医師、日本産科婦人科学会専門医。東京慈恵会医科大学卒業。都内総合病院産婦人科医長として妊婦健診はもちろん、分娩の対応や新生児の対応、切迫流早産の管理などにも従事。婦人科では子宮筋腫、卵巣嚢腫、内膜症、骨盤内感染症などの良性疾患から、子宮癌や卵巣癌の手術や化学療法(抗癌剤治療)も行っている。PMS(月経前症候群)や更年期障害などのホルモン系の診療なども幅広く診療している。

卵巣がんとは?

卵巣がんは、卵巣に発症する婦人科系の悪性腫瘍です。初期の段階では自覚症状がないため、早期発見が難しいがんの1つです。症状としては腹痛・しこりなど腹部に違和感がありますが、見過ごされることも少なくありません。腫瘍が大きくなるにつれ下腹部の膨満感は強くなり、ウエストが苦しくなることで婦人科を受診して気付く場合もあるでしょう。
また、卵巣がんは初回治療でうまく治ったようにみえますが、再発は治療後2年以内と早い時期に現れることも少なくありません。特に進行がんでは2年以内に55%、5年以内に約70%以上の患者さんが再発するという報告もあるので、治療後も引き続き注意が必要です。
担当の医師や看護・緩和チームのサポートを仰ぎながら、根気強く経過観察を続けてください。

卵巣がんが再発・転移した場合の治療法は?

卵巣がんは、治ったかのようにみえたがんが治療後に再び出現して再発することがあります。また、腹部の後腹膜リンパ節に転移したり、肺・肝臓・脳・骨などに遠隔転移したりすることもあるので注意してください。
このように卵巣がんが再発・転移した場合は、薬物療法が主な治療法になります。
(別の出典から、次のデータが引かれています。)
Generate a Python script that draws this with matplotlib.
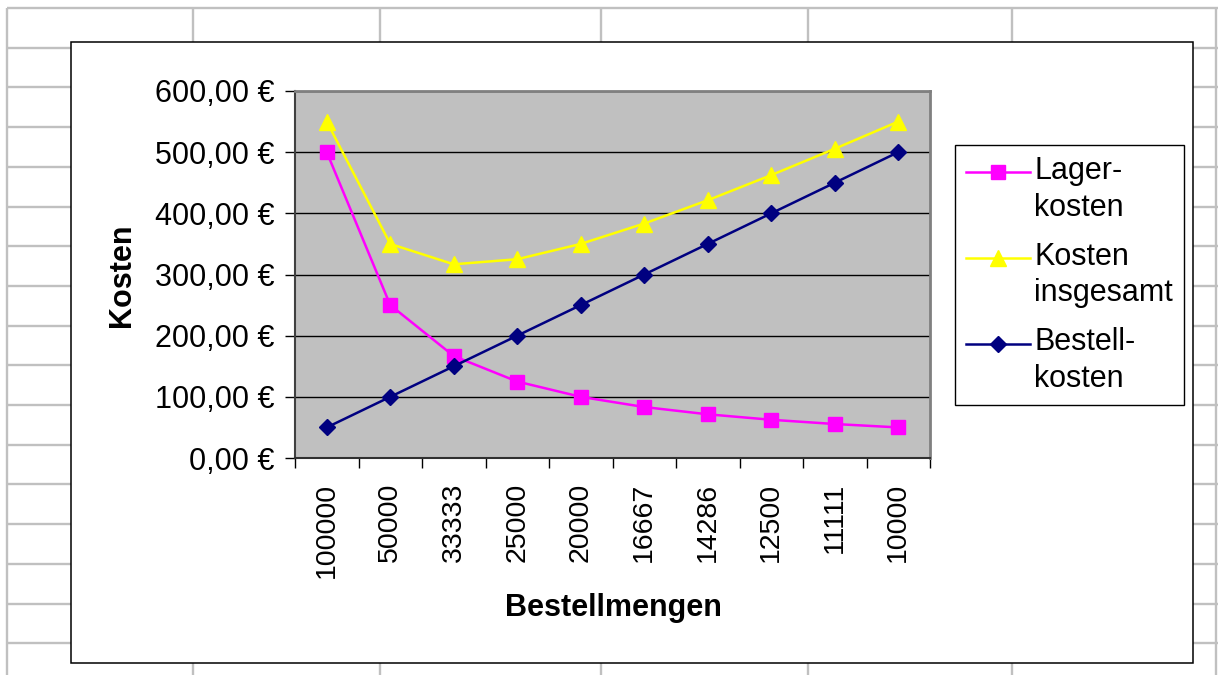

使用する薬剤は、白金製剤を使った初回治療から再発までの期間によって決まるでしょう。
以下に、治療法を説明します。

再発までの期間が6ヵ月未満の場合の薬物療法

再発までの期間が6ヵ月未満の場合は、白金製剤の効果が出にくいがんであるため、前回とは異なる抗がん剤を用いた薬物療法を行います。担当の医師は、これまでの経過観察や患者さんの状態を踏まえて薬剤を決定します。場合によっては放射線療法や緩和ケアを勧めることもあるでしょう。

再発までの期間が6ヵ月以上の場合の薬物療法

再発までの期間が6ヵ月以上の場合は、前回同様に白金製剤を中心とした複数の細胞障害性抗がん薬を検討します。これらの薬物療法が功を奏した場合は、維持療法を追加で行うこともあるでしょう。また、緩和ケアや再発した部位への放射線療法が検討されることもあります。

放射線療法

がんに放射線を当ててがん細胞を破壊することで、がんを消滅させたり小さくしたりする治療法です。卵巣がんでは、初回の治療として放射線治療が行われることはありません。
ただし、再発した場合は痛みや出血などの症状を和らげるため局所的に放射線治療を行うことがあります。また、脳に転移が認められた場合には症状の緩和に加え、予後の改善のため放射線療法を行うこともあるでしょう。